About

I’ve been a full-time freelance musician for 10 years. I would now consider piano my primary instrument, but I didn’t even start playing it seriously until after college (where my primary instrument was trumpet). I was tossed into my current career as a stop gap due to unforeseen circumstances and it ended up sticking.

My gigging has pushed me to learn a great many skills I was unfortunately not taught during my music degree. I’ve had to learn some pretty serious realities about the working musician landscape that seem to rarely get talked about in most academic institutions and have practically had to unlearn certain things to broaden my musical scope.

I’m not fantastic and unlike so many pianists, I didn’t start when I was 5. I had to learn a lot from failure and just getting tossed into work where I found out the skills that were expected of me and had to learn on the fly. Having had years of success and active gigging on trumpet only to find myself playing an instrument that I was not as technically proficient at forced me to re-evaluate the pedagogical process from the beginning.
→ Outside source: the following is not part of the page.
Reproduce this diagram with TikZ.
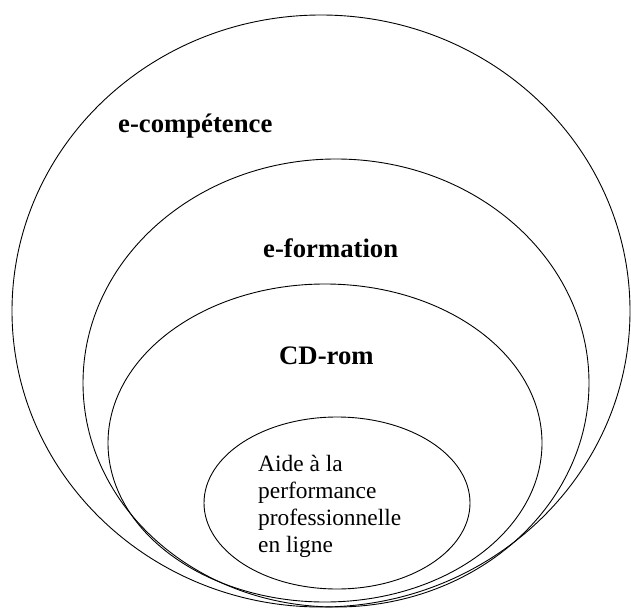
\documentclass[tikz,border=0pt]{standalone}
\usepackage{fontspec}
\setmainfont{Liberation Serif}
\usepackage{tikz}
\usetikzlibrary{positioning}

\begin{document}
\begin{tikzpicture}[x=1bp, y=-1bp,
    ring/.style={draw=black, line width=0.9pt},
    lvl/.style={font=\fontsize{26.7bp}{30bp}\selectfont\bfseries, inner sep=0pt, anchor=base west},
    core/.style={font=\fontsize{23.4bp}{27bp}\selectfont, inner sep=0pt, anchor=north west, align=left}]
\useasboundingbox (0,0) rectangle (631,609);
% nested ellipses, outer to inner
\foreach \cx/\cy/\rx/\ry in {321/311/309/296, 336/383/253/224, 325/443/217/159, 337/503/133/86} {
  \draw[ring] (\cx,\cy) ellipse [x radius=\rx, y radius=\ry];
}
\node[lvl] (ecomp) at (118,133) {e-compétence};
\node[lvl] (eform) at (263,257) {e-formation};
\node[lvl] (cdrom) at (279,364) {CD-rom};
\node[core] (aide) at (258,455) {Aide à la\\performance\\professionnelle\\en ligne};
\end{tikzpicture}
\end{document}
I feel that the odd combination of my background with a mostly classical training in trumpet followed by a mostly self-taught and non-classical approach to piano has led me to have a fairly unique perspective.  I’m now keenly aware of a common problem with very experienced players often taking certain skills for granted when trying to teach other how to improve.  Those who have years of practice, and particularly those who started when they were young literally can’t remember a time when certain concepts were hard.

Well, with piano I can remember when almost everything was hard and can also juxtapose it with trumpet being easy.  Understanding how it feels to be potentially fluent at one instrument really sheds light on what the end goal can be for another.

My experiences have led me to have a very no BS stance on the realities of working in music and about what and how we, as musicians, tend to practice. I don’t tell people to follow their dreams and I’m keenly aware of survivorship bias and that my particular combination of circumstances have allowed me to do what most cannot.

I don’t give empty motivation, but I will give a harsh reality check. For those who want to improve or are thinking about music as a career, maybe you you can find something useful here.